A plausible implication is that the AKD framework extends naturally to any domain where model alignment and robustness under adversarial shifts are critical, and offers a principled mechanism for efficient, secure, and privacy-compliant knowledge transfer.

Limitations include sensitivity to the choice of adversarial samples, reliance on appropriate difficulty metrics for adaptive schemes, potential overheads in complex cycling or multi-teacher frameworks, and the ongoing challenge of guaranteeing security in the presence of strong, adaptive adversaries.

7. Future Research Directions

Current research highlights several open problems and promising directions:

Unified Theoretical Foundations: Further development of provable guarantees (such as those in (Lukyanov et al., 21 Oct 2024)) and the design of metrics measuring structural/functional similarity between teacher and student in adversarial settings (Liu et al., 2019).
Broader Task and Modality Coverage: Extending AKD to reinforcement learning, NLP, and multi-modal domains, and integration with speculative or compiler-aware feedback for code generation (Oulkadda et al., 5 May 2025).
Dynamic and Distributed Training: Improved methods for handling non-stationary, graph, or distributed/federated environments, especially under privacy and security constraints (Wang et al., 2021).
Defensive Strategies: Design of robust data-filtering, teacher validation, and more resilient distillation objectives capable of detecting and neutralizing adversarial poisoning (Wu et al., 30 Apr 2025).
Efficient, Adaptive Curriculum: More sophisticated instance selection or weighting schemes (such as margin-based or difficulty-adaptive dynamic curricula) to optimize resource usage and learning outcomes (Ganguly et al., 11 May 2024).

These areas are expected to play a central role in the evolution of safe, robust, and efficient model deployment across a range of adversarially sensitive applications.

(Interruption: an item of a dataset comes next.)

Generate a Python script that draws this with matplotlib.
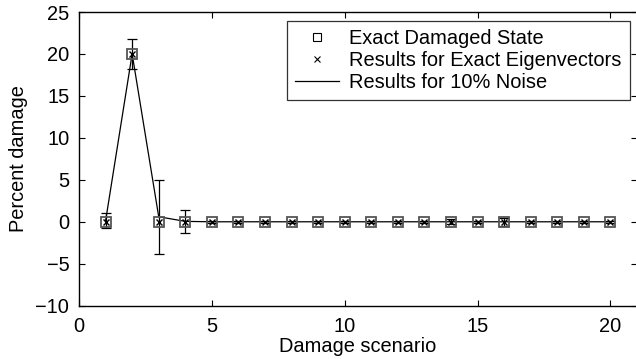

In summary, Adversarial Knowledge Distillation (AKD) encompasses a wide spectrum of mechanisms that capitalize on adversarial samples, losses, and training strategies to enhance the fidelity, robustness, privacy, and transferability of student models. By harnessing decision boundary information and adaptive curricula, AKD delivers both practical improvements and deepens the theoretical understanding of knowledge transfer under adversarial pressures. The field continues to evolve at the intersection of robustness, efficiency, and security, with significant implications for the design and deployment of future neural systems.